Overall, these changes may make it harder for students to access higher education or force them to choose private loans, which typically have higher interest rates. Education and political leaders say that this situation could especially affect Black borrowers, who already carry a larger share of student debt and often find it more challenging to pay back their loans. In addition, institutions like medical school might be out of reach for some students, even though we desperately need more Black doctors. According to the Education Data Initiative, graduates of medical schools typically carry more than $240,000 in debt.
The amount of money graduates make may affect their student loans.
Under the new policy, degree programs will not be allowed to use federal student aid if their graduates fail to meet certain income thresholds. This rule applies to both undergraduate and graduate programs.
There has been a shared concern across political parties about how to evaluate the effectiveness of college programs and ensure they are accountable for their outcomes.

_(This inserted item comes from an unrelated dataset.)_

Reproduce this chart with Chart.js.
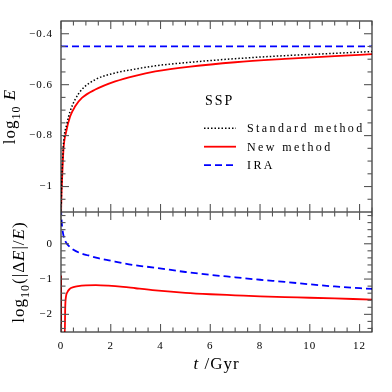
<!DOCTYPE html>
<html>
<head>
<meta charset="utf-8">
<script src="https://cdn.jsdelivr.net/npm/chart.js@4.4.0/dist/chart.umd.min.js"></script>
<style>
  html, body { margin: 0; padding: 0; background: #fff; }
</style>
</head>
<body>
<canvas id="chart" width="392" height="392"></canvas>
<script>
// tick labels
var xTicks = [0, 2, 4, 6, 8, 10, 12];
var topTicks = [-1, -0.8, -0.6, -0.4];
var botTicks = [-2, -1, 0];
var legendLabels = ['Standard method', 'New method', 'IRA'];

// top panel: log10 E
var stdT = [0, 0.02, 0.05, 0.1, 0.23, 0.37, 0.57, 0.84, 1.38, 2.18, 2.98, 3.79, 5.2, 7, 9, 11, 12.5];
var stdE = [-1.15, -1.02, -0.93, -0.83, -0.756, -0.704, -0.658, -0.619, -0.58, -0.554, -0.539, -0.526, -0.512, -0.498, -0.486, -0.477, -0.47];
var newT = [0, 0.005, 0.02, 0.04, 0.1, 0.2, 0.37, 0.57, 0.84, 1.38, 2.18, 2.98, 3.79, 5.2, 7, 9, 11, 12.5];
var newE = [-1.15, -1.1, -1.03, -0.98, -0.853, -0.788, -0.724, -0.685, -0.652, -0.619, -0.587, -0.565, -0.548, -0.529, -0.512, -0.499, -0.488, -0.48];
var iraT = [0, 12.5];
var iraE = [-0.45, -0.45];

// bottom panel: log10(|dE|/E)
var dNewT = [0, 0.008, 0.06, 0.15, 0.17, 0.2, 0.25, 0.35, 0.5, 0.7, 1.0, 1.4, 1.9, 2.5, 3.0, 3.8, 5, 6, 7, 8, 9, 10, 11, 12.5];
var dNewV = [-0.9, -2.6, -2.6, -2.6, -1.8, -1.5, -1.38, -1.28, -1.23, -1.2, -1.18, -1.17, -1.185, -1.22, -1.26, -1.32, -1.39, -1.43, -1.46, -1.49, -1.51, -1.53, -1.55, -1.58];
var dIraT = [0, 0.02, 0.05, 0.1, 0.2, 0.3, 0.5, 0.8, 1.1, 1.5, 2, 2.5, 3, 3.8, 5, 6, 7, 8, 9, 10, 11, 12.5];
var dIraV = [1.0, 0.7, 0.45, 0.23, 0.04, -0.05, -0.17, -0.27, -0.33, -0.41, -0.48, -0.55, -0.61, -0.68, -0.80, -0.88, -0.95, -1.02, -1.08, -1.15, -1.21, -1.28];

var FONT = 'Liberation Serif';

function pts(t, v) {
    return t.map(function(x, i) { return { x: x, y: v[i] }; });
}

function fmt(v) {
    return v < 0 ? '\u2212' + String(Math.abs(v)) : String(v);
}

function fixTicks(list) {
    return function(s) { s.ticks = list.map(function(v) { return { value: v }; }); };
}

var styles = {
    std: { color: '#000', width: 1.5, dash: [1.5, 2] },
    neu: { color: '#ff0000', width: 1.8, dash: [] },
    ira: { color: '#0000ff', width: 1.8, dash: [7, 4] }
};

function ds(data, axis, st) {
    return {
        data: data, yAxisID: axis, borderColor: st.color, borderWidth: st.width,
        borderDash: st.dash, pointRadius: 0, fill: false, cubicInterpolationMode: 'monotone'
    };
}

// draws a sequence of [text, style] pieces, style: '' | 'i' (italic) | 's' (subscript)
function rich(c, segs, x, y, size, angle) {
    c.save();
    c.translate(x, y);
    c.rotate(angle);
    c.letterSpacing = '1px';
    var fonts = segs.map(function(s) {
        if (s[1] === 'i') return 'italic ' + size + 'px "' + FONT + '"';
        if (s[1] === 's') return Math.round(size * 0.7) + 'px "' + FONT + '"';
        return size + 'px "' + FONT + '"';
    });
    var w = 0, ws = [];
    segs.forEach(function(s, i) { c.font = fonts[i]; ws.push(c.measureText(s[0]).width); w += ws[i]; });
    var p = -w / 2;
    c.textBaseline = 'alphabetic';
    c.fillStyle = '#000';
    segs.forEach(function(s, i) {
        c.font = fonts[i];
        c.fillText(s[0], p, s[1] === 's' ? size * 0.28 : 0);
        p += ws[i];
    });
    c.restore();
}

var framePlugin = {
    id: 'frame',
    beforeDraw: function(chart) { chart.ctx.letterSpacing = '1px'; },
    afterDraw: function(chart) {
        var c = chart.ctx, a = chart.chartArea;
        var sx = chart.scales.x, yt = chart.scales.yTop, yb = chart.scales.yBot;
        var mid = yt.bottom;
        c.save();
        c.strokeStyle = '#000';
        c.lineWidth = 1;
        c.strokeRect(a.left, a.top, a.right - a.left, a.bottom - a.top);
        c.beginPath(); c.moveTo(a.left, mid); c.lineTo(a.right, mid); c.stroke();

        c.strokeStyle = '#555';
        c.lineWidth = 1.1;
        function seg(x1, y1, x2, y2) { c.beginPath(); c.moveTo(x1, y1); c.lineTo(x2, y2); c.stroke(); }
        function tx(v, len) {
            var px = sx.getPixelForValue(v);
            seg(px, a.top, px, a.top + len);
            seg(px, mid - len, px, mid + len);
            seg(px, a.bottom, px, a.bottom - len);
        }
        function ty(s, v, len) {
            var py = s.getPixelForValue(v);
            seg(a.left, py, a.left + len, py);
            seg(a.right, py, a.right - len, py);
        }
        var i;
        for (i = 1; i <= 25; i++) if (i % 4) tx(i * 0.5, 4.5);
        xTicks.forEach(function(v) { tx(v, 8); });
        for (i = -21; i <= -8; i++) if (i % 4) ty(yt, i * 0.05, 4.5);
        topTicks.forEach(function(v) { ty(yt, v, 8); });
        for (i = -12; i <= 4; i++) if (i % 5) ty(yb, i * 0.2, 4.5);
        botTicks.forEach(function(v) { ty(yb, v, 8); });

        // legend
        c.fillStyle = '#000';
        c.letterSpacing = '2px';
        c.font = '14px "' + FONT + '"';
        c.textBaseline = 'alphabetic';
        c.fillText('SSP', 205, 105);
        c.font = '12px "' + FONT + '"';
        c.letterSpacing = '2.4px';
        [styles.std, styles.neu, styles.ira].forEach(function(st, k) {
            var ly = 128.3 + k * 18.4;
            c.strokeStyle = st.color;
            c.lineWidth = st.width;
            c.setLineDash(st.dash);
            seg(204, ly, 236, ly);
            c.setLineDash([]);
            c.fillText(legendLabels[k], 247, ly + 4);
        });

        // axis titles
        rich(c, [['log', ''], ['10', 's'], [' ', ''], ['E', 'i']], 15, (yt.top + yt.bottom) / 2, 17, -Math.PI / 2);
        rich(c, [['log', ''], ['10', 's'], ['(|\u0394', ''], ['E', 'i'], ['|/', ''], ['E', 'i'], [')', '']], 24, (yb.top + yb.bottom) / 2, 17, -Math.PI / 2);
        rich(c, [['t', 'i'], [' /Gyr', '']], (a.left + a.right) / 2, 369, 17, 0);
        c.restore();
    }
};

var tickFont = { family: FONT, size: 11 };

new Chart(document.getElementById('chart').getContext('2d'), {
    type: 'line',
    data: {
        datasets: [
            ds(pts(stdT, stdE), 'yTop', styles.std),
            ds(pts(newT, newE), 'yTop', styles.neu),
            ds(pts(iraT, iraE), 'yTop', styles.ira),
            ds(pts(dNewT, dNewV), 'yBot', styles.neu),
            ds(pts(dIraT, dIraV), 'yBot', styles.ira)
        ]
    },
    options: {
        responsive: false,
        animation: false,
        devicePixelRatio: 1,
        layout: { padding: { top: 21, right: 20, left: 0, bottom: 0 } },
        plugins: { legend: { display: false }, tooltip: { enabled: false } },
        scales: {
            x: {
                type: 'linear', min: 0, max: 12.5,
                grid: { display: false, drawTicks: false }, border: { display: false },
                ticks: { padding: 8, font: tickFont, color: '#000', maxRotation: 0, callback: fmt },
                afterBuildTicks: fixTicks(xTicks),
                afterFit: function(s) { s.height = 60; }
            },
            yBot: {
                type: 'linear', position: 'left', stack: 'panel', stackWeight: 120,
                min: -2.5, max: 0.9,
                grid: { display: false, drawTicks: false }, border: { display: false },
                ticks: { padding: 8, font: tickFont, color: '#000', callback: fmt },
                afterBuildTicks: fixTicks(botTicks),
                afterFit: function(s) { s.width = 61; }
            },
            yTop: {
                type: 'linear', position: 'left', stack: 'panel', stackWeight: 191,
                min: -1.1, max: -0.35,
                grid: { display: false, drawTicks: false }, border: { display: false },
                ticks: { padding: 8, font: tickFont, color: '#000', callback: fmt },
                afterBuildTicks: fixTicks(topTicks),
                afterFit: function(s) { s.width = 61; }
            }
        }
    },
    plugins: [framePlugin]
});
</script>
</body>
</html>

Still, experts say that the bill does not adequately consider the complexities of different programs, as some aren’t primarily focused on financial success.
“You don’t necessarily pursue social work because your goal is to be rich,” Jon Fansmith, a senior official at the American Council on Education, explained to The Times. “You don’t pursue a master’s in English because your expectation is this is a path to a lucrative career.”

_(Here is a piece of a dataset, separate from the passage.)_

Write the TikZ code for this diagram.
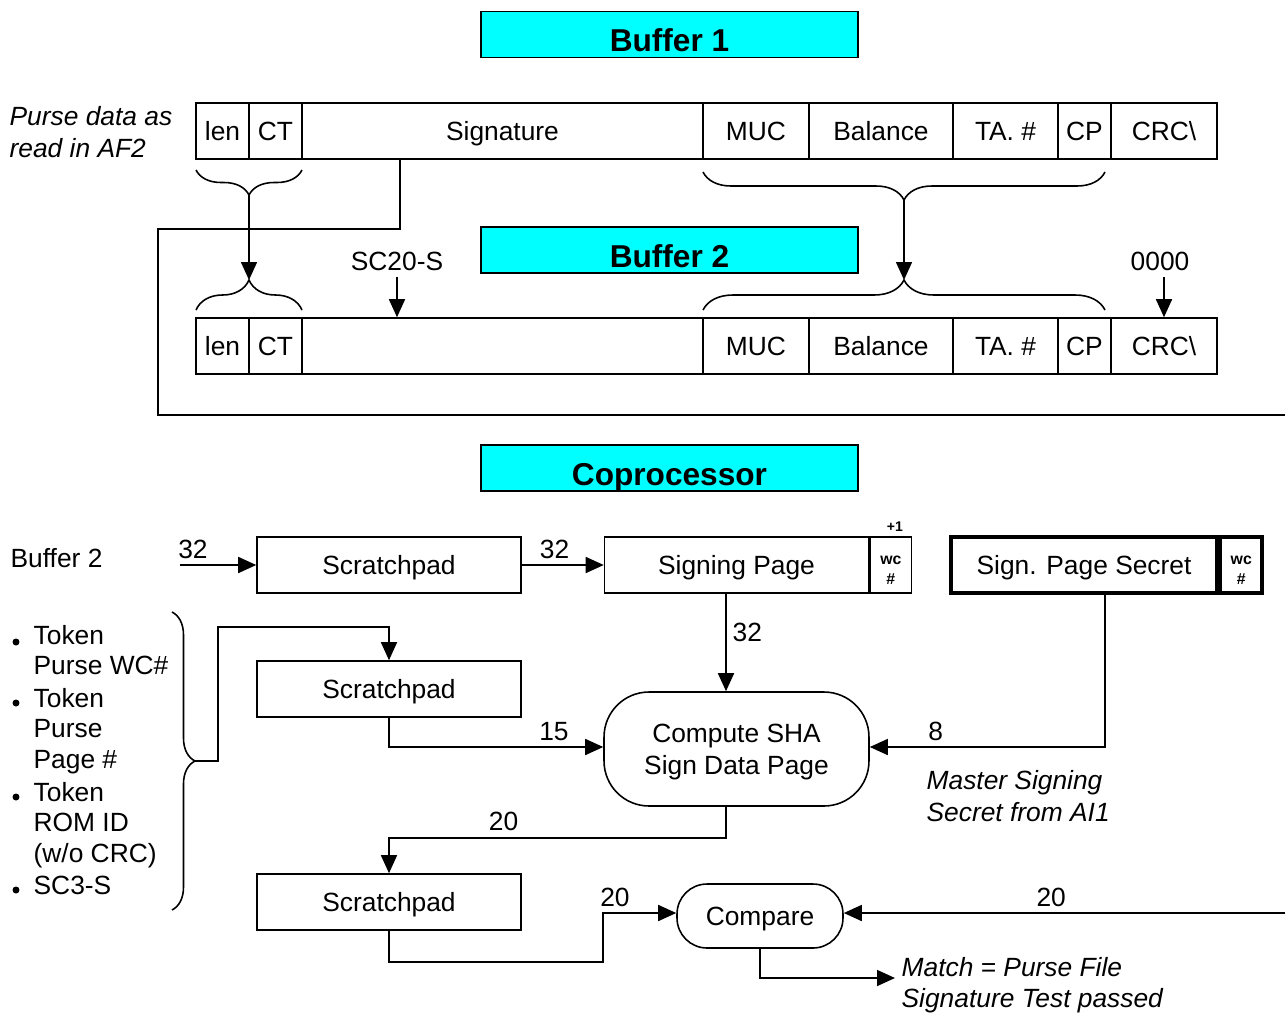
\documentclass[tikz,border=0pt]{standalone}
\usepackage{fontspec}
\setmainfont{Liberation Sans}
\usetikzlibrary{arrows.meta,decorations.pathreplacing,positioning}

\definecolor{bufcyan}{RGB}{0,255,255}

\tikzset{
  field/.style={draw, minimum height=1.12cm, inner sep=0pt, text height=0.5cm, text depth=0.12cm},
  title/.style={draw, fill=bufcyan, minimum width=7.54cm, minimum height=0.9cm,
    font=\bfseries\fontsize{18}{20}\selectfont, text height=0.69cm, text depth=0pt},
  proc/.style={draw, minimum width=5.28cm, minimum height=1.12cm, text height=0.5cm, text depth=0.12cm},
  wcbox/.style={draw, minimum width=0.83cm, minimum height=1.12cm, inner sep=0pt,
    align=center, font=\bfseries\fontsize{9}{11.3}\selectfont, text height=0.78cm, text depth=0pt},
  op/.style={draw, align=center},
  note/.style={font=\itshape\fontsize{15}{18}\selectfont, align=left, anchor=west},
  item/.style={anchor=west, align=left, font=\fontsize{15}{17.5}\selectfont},
  bracedn/.style={decorate, decoration={brace, amplitude=#1}},
}

\begin{document}
\begin{tikzpicture}[x=0.02cm, y=-0.02cm, >={Triangle[length=0.36cm,width=0.32cm]},
    line width=0.9pt, font=\fontsize{15}{18}\selectfont]
  \useasboundingbox (0,0) rectangle (1285,1015);

  % Buffer titles
  \node[title] (buf1) at (669.5,34.5) {Buffer 1};
  \node[title] (buf2) at (669.5,250) {Buffer 2};

  % Purse data fields, both buffers
  \foreach \y/\r in {131/r1, 346/r2}
    \foreach \xa/\xb/\n/\txt in {196/249/len/len, 249/302/ct/CT, 703/809/muc/MUC,
        809/953/bal/Balance, 953/1058/ta/{TA. \#}, 1058/1111/cp/CP,
        1111/1217/crc/{CRC\textbackslash}} {
      \pgfmathsetmacro\w{(\xb-\xa)*0.02}
      \node[field, minimum width=\w cm] (\r\n) at ({(\xa+\xb)/2},\y) {\txt};
    }
  \node[field, minimum width=8.02cm] (r1sig) at (502.5,131) {Signature};
  \node[field, minimum width=8.02cm] (r2sig) at (502.5,346) {};

  \node[note] (purse) at (3,132) {Purse data as\\read in AF2};

  % Braces between the buffers
  \draw[bracedn=0.5cm] (302,170) -- (196,170);
  \draw[bracedn=0.56cm] (1105,172) -- (703,172);
  \draw[bracedn=0.6cm] (196,310) -- (302,310);
  \draw[bracedn=0.6cm] (703,310) -- (1105,310);
  \coordinate (lcup) at (249,195);
  \coordinate (lcdn) at (249,280);
  \coordinate (rcup) at (904,200);
  \coordinate (rcdn) at (904,280);
  \draw[->] (lcup) -- (lcdn);
  \draw[->] (rcup) -- (rcdn);

  % Signature goes round to Compare
  \coordinate (sigout) at (1285,415);
  \draw ([xshift=-2.05cm]r1sig.south) -- ++(0,69) -| ++(-242,0) |- (sigout);

  % Inputs into Buffer 2
  \node (sc) at (397,261) {SC20-S};
  \draw[->] (sc.south) -- (sc.south |- r2sig.north);
  \node (zero) at (1160,261) {0000};
  \draw[->] (zero.south -| r2crc.north) -- (r2crc.north);

  % Coprocessor
  \node[title] (copro) at (669.5,468) {Coprocessor};

  \node[anchor=west] (b2in) at (4,558) {Buffer 2};
  \coordinate (in32) at (180,565);
  \node[proc] (scr1) at (389,565) {Scratchpad};
  \node[proc] (sign) at (736.5,565) {Signing Page};
  \node[wcbox, anchor=west] (signwc) at (sign.east) {wc\\\#};
  \node[font=\bfseries\fontsize{8}{9}\selectfont] (plus) at (895,527) {+1};
  \node[proc, minimum width=5.32cm, line width=2pt] (secret) at (1084,565) {Sign. Page Secret};
  \node[wcbox, line width=2pt, anchor=west] (secretwc) at (secret.east) {wc\\\#};

  \node[proc] (scr2) at (389,689) {Scratchpad};
  \node[op, minimum width=5.3cm, minimum height=2.28cm, rounded corners=0.9cm, text depth=0pt] (sha)
    at (736.5,749) {Compute SHA\\Sign Data Page};
  \node[note] (master) at (920,796) {Master Signing\\Secret from AI1};
  \node[proc] (scr3) at (389,902) {Scratchpad};
  \node[op, minimum width=3.32cm, minimum height=1.28cm, rounded corners=0.6cm,
    text height=0.5cm, text depth=0.12cm] (cmp) at (760,916) {Compare};
  \node[note] (match) at (895,985) {Match = Purse File\\Signature Test passed};

  % Token data list
  \foreach \yy/\by/\txt [count=\i] in {650/642/{Token\\Purse WC\#},
      731/703/{Token\\Purse\\Page \#}, 825/797/{Token\\ROM ID\\(w/o CRC)},
      885/890/{SC3-S}} {
    \fill (16,\by) circle (0.07cm);
    \node[item] (item\i) at (27,\yy) {\txt};
  }
  \draw[bracedn=0.46cm] (172,612) -- (172,910);
  \coordinate (lstcup) at (195,761);

  % Data flow
  \draw[->] (in32) -- node[above, pos=0.17] {32} (scr1.west);
  \draw[->] (scr1.east) -- node[above, pos=0.4] {32} (sign.west);
  \draw[->] ([xshift=-0.21cm]sign.south) -- node[right, pos=0.4] {32} ([xshift=-0.21cm]sha.north);
  \draw[->] ([xshift=0.42cm]secret.south) |- node[above, pos=0.86] {8} ([yshift=0.04cm]sha.east);
  \draw[->] (lstcup) -- ++(23,0) |- ([yshift=0.66cm]scr2.north) -- (scr2.north);
  \draw[->] (scr2.south) |- node[above, pos=0.885] {15} ([yshift=0.04cm]sha.west);
  \draw[->] ([xshift=-0.21cm]sha.south) -- ++(0,31) -| node[above, pos=0.33] {20} (scr3.north);
  \draw[->] (scr3.south) -- ++(0,31) -| ([xshift=-1.46cm, yshift=0.06cm]cmp.west)
    -- node[above, pos=0.16] {20} ([yshift=0.06cm]cmp.west);
  \coordinate (cmpin) at (1285,913);
  \draw[->] (cmpin) -- node[above, pos=0.53] {20} (cmpin -| cmp.east);
  \draw[->] (cmp.south) |- ([yshift=0.14cm]match.west);
\end{tikzpicture}
\end{document}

The bill does not specify a date when degree programs will lose federal student aid eligibility based on graduate earnings.
University endowments are subject to higher taxes.
Trump has consistently targeted university endowments, particularly Harvard’s $53 billion fund. In 2017, a 1.4% tax was introduced for colleges with endowments exceeding $500,000 per student, affecting a few wealthy institutions.
Colleges usually take out about 5% from their endowments each year to fund financial aid, faculty positions and everyday expenses, which is essential for helping students, but the new bill raises this tax on certain colleges. Schools like Harvard and Princeton that have endowments of $2 million or more for each student would have to pay an 8% tax on their investment earnings.
Analysts argue that the tax appears more like a personal attack than a fair policy, noting that the revenue it generates would be insignificant compared to the anticipated $3.3 trillion increase in the national debt resulting from the overall bill.
This change, however, spares colleges with fewer than 3,000 students from this tax.
The new endowment tax note is effective immediately. It applies to the current fiscal year that started on July 1, 2025.
Pell Grants can now be applied to non-degree programs.
The bill includes the Workforce Pell legislation, which will allow more learners and workers to use Pell Grants for short-term job training programs.
Previously, Pell Grants, which are federal grants for low-income students, could only be used for programs that lasted at least 600 clock hours and 15 weeks long. This meant that many valuable short-term training programs, which help students quickly get ready for in-demand jobs, were not eligible for funding. As a result, students interested in these programs often didn’t have access to federal financial aid.
The Workforce Pell legislation changes this by making Pell Grants available for shorter, career-focused programs. These programs could be in areas such as healthcare, IT, skilled trades, or other growing fields where employers need trained workers immediately, allowing students to earn credentials in weeks rather than years.
This policy will start on July 1, 2026.
It’s important to note that the Workforce Pell Legislation includes many rules and measures that were part of other bipartisan proposals from recent years. It was not solely crafted by the current administration.